Online code: https://wandbox.org/permlink/ZLbocXKdqYHT0zYi

Answer 2

It looks like it is not possible without modifying the constructor boost::container::flat. Without modifying either class it seems that the only a hack would do it, for example using reinterpret_cast. The solution I found is either to use an alternative implementation of vector or very ugly code.

Before going into my solution, I must that say that this is probably a defect of both classes. These clases should have a set of release()/aquire(start, end) functions that respectively returns the pointer range to the data releasing the ownership and gets the pointer range owning it from then on. An alternative could be to have a constructor that moves from any other container that has a the data member function.

Solution using reinterpret_cast and a different implementation of vector

It turns out that reinterpret_casting from std::vector to boost::container::flat_set is not possible, because the layout is not compatible. However it is possible to reinterpret_cast from boost::container::vector to boost::container::flat_set out of the box (that is because they have a common implementation).

#include<cassert>
#include<boost/container/flat_set.hpp>

int main(){
    boost::container::vector<double> v = {1.,2.,3.};
    boost::container::flat_set<double> fs = std::move(reinterpret_cast<boost::container::flat_set<double>&>(v));

    assert(v.size() == 0);
    assert(*fs.find(2.) == 2.);s
    assert(fs.find(4.) == fs.end());
}

So, I can replace std::vector by boost::container::vector and I can move data to a flat_set.

Non-portable solution using std::vector and ugly code

The reason the layout of std::vector and boost::container::vector are different is that boost::container::vector stores metadata in this way:

class boost::container::vector{
   pointer     m_start;
   size_type   m_size;
   size_type   m_capacity;
}

while std::vector (in GCC) is basically pure pointers,

class std::vector{
    pointer _M_start;
    pointer _M_finish;
    pointer _M_end_of_storage;
}

So, my conclusion is that moving is possible only through a hack given that the implementation I use of std::vector is not compatible with boost::container::flat_set.

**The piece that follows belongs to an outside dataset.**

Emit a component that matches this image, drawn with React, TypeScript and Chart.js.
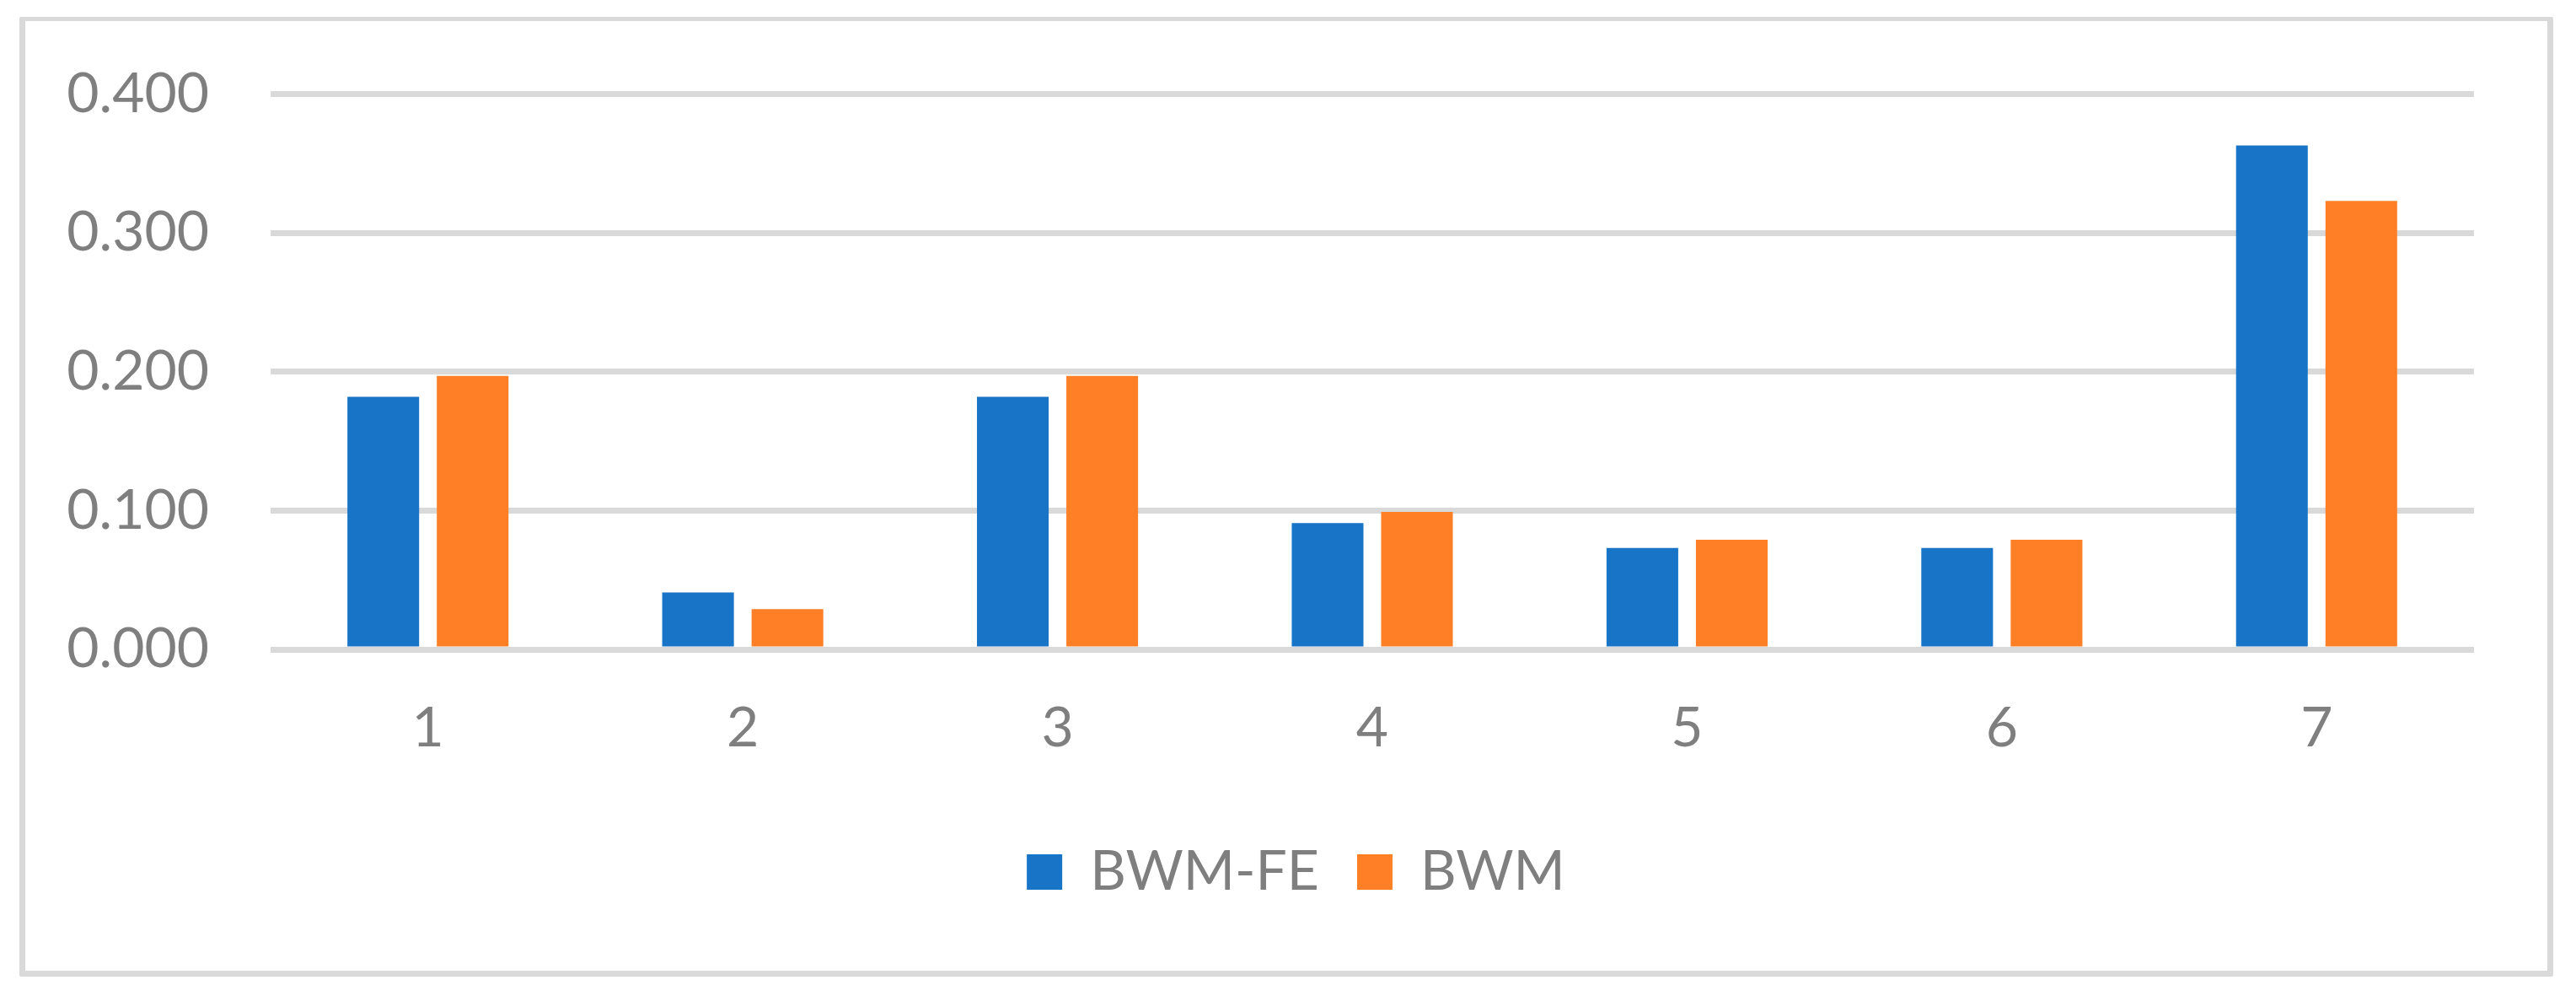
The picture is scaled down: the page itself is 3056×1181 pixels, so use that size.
import React, { useEffect, useRef } from "react";
import { Chart, registerables } from "chart.js";

Chart.register(...registerables);

// ---- data ----
const categories = ["1", "2", "3", "4", "5", "6", "7"];
const seriesNames = ["BWM-FE", "BWM"];
const bwmFe = [0.182, 0.041, 0.182, 0.091, 0.073, 0.073, 0.363];
const bwm = [0.197, 0.029, 0.197, 0.099, 0.079, 0.079, 0.323];
const yMin = 0;
const yMax = 0.4;
const yStep = 0.1;

// ---- style ----
const BLUE = "#1874c7";
const ORANGE = "#ff7f27";
const GRAY = "#7f7f7f";
const GRID = "#d9d9d9";
const FONT = { family: "Lato, 'Liberation Sans', sans-serif", size: 66 };

const CANVAS_W = 2992;
const CANVAS_H = 1126;
const LEGEND_SHIFT = 40;

const legendShift = {
  id: "legendShift",
  afterLayout(chart: any) {
    const lg = chart.legend;
    if (lg) {
      lg.left += LEGEND_SHIFT;
      lg.right += LEGEND_SHIFT;
    }
  },
};

export default function App() {
  const ref = useRef<HTMLCanvasElement | null>(null);

  useEffect(() => {
    if (!ref.current) return;
    const chart = new Chart(ref.current, {
      type: "bar",
      data: {
        labels: categories,
        datasets: [
          {
            label: seriesNames[0],
            data: bwmFe,
            backgroundColor: BLUE,
            categoryPercentage: 0.568,
            barPercentage: 0.802,
          },
          {
            label: seriesNames[1],
            data: bwm,
            backgroundColor: ORANGE,
            categoryPercentage: 0.568,
            barPercentage: 0.802,
          },
        ],
      },
      options: {
        responsive: false,
        animation: false,
        devicePixelRatio: 1,
        layout: { padding: { left: 30, right: 87, top: 86.5, bottom: 74 } },
        plugins: {
          legend: {
            position: "bottom",
            labels: {
              boxWidth: 42,
              boxHeight: 42,
              padding: 45,
              color: GRAY,
              font: FONT,
            },
          },
          tooltip: { enabled: false },
          title: { display: false },
        },
        scales: {
          x: {
            grid: { display: false, drawTicks: false },
            border: { display: false },
            ticks: { color: GRAY, font: FONT, padding: 54 },
            afterFit: (s: any) => {
              s.height = 186;
            },
          },
          y: {
            min: yMin,
            max: yMax,
            ticks: {
              stepSize: yStep,
              padding: 3,
              color: GRAY,
              font: FONT,
              callback: (v: any) => Number(v).toFixed(3),
            },
            grid: {
              color: GRID,
              lineWidth: 7,
              drawTicks: true,
              tickLength: 70,
              tickColor: "rgba(0,0,0,0)",
            },
            border: { display: false },
            afterFit: (s: any) => {
              s.width = 261;
            },
          },
        },
      },
      plugins: [legendShift],
    });
    return () => chart.destroy();
  }, []);

  return (
    <div
      style={{
        position: "absolute",
        left: 23,
        top: 20,
        width: 3006,
        height: 1138,
        boxSizing: "border-box",
        borderStyle: "solid",
        borderColor: GRID,
        borderWidth: "5px 7px 7px 7px",
        borderRadius: 2,
        background: "#ffffff",
      }}
    >
      <canvas
        ref={ref}
        width={CANVAS_W}
        height={CANVAS_H}
        style={{ display: "block", width: CANVAS_W, height: CANVAS_H }}
      />
    </div>
  );
}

In an extreme case, one can do this (sorry if this code offends someone, the code is not portable):

template<class T>
boost::container::flat_set<T> to_flat_set(std::vector<T>&& from){
//  struct dummy_vector{T* start; T* finish; T* end_storarge;}& 
//      dfrom = reinterpret_cast<dummy_vector&>(from);
    boost::container::flat_set<T> ret;
    struct dummy_flat_set{T* start; std::size_t size; std::size_t capacity;}& 
        dret = reinterpret_cast<dummy_flat_set&>(ret); 
    dret = {from.data(), from.size(), from.capacity()};
//  dfrom.start = dfrom.finish = dfrom.end_storarge = nullptr;
    new (&from) std::vector<T>();
    return ret;
};

int main(){
    std::vector<double> v = {1.,2.,3.};
    boost::container::flat_set<double> fs = to_flat_set(std::move(v));

    assert(v.size() == 0);
    assert(*fs.find(2.) == 2.);
    assert(fs.find(4.) == fs.end());
}

Note that I am not taking into account allocator issues at all. I am not sure how to handle allocators here.

In retrospect I don't mind using a form of cast for this specific problem, because somehow I have to tell that the vector is sorted before moving to flat_set. (The problem is that this goes to extreme because it is a reinterpret_cast.) However this is a secondary issue, there should be legal way to move from std::vector to boost::container::vector.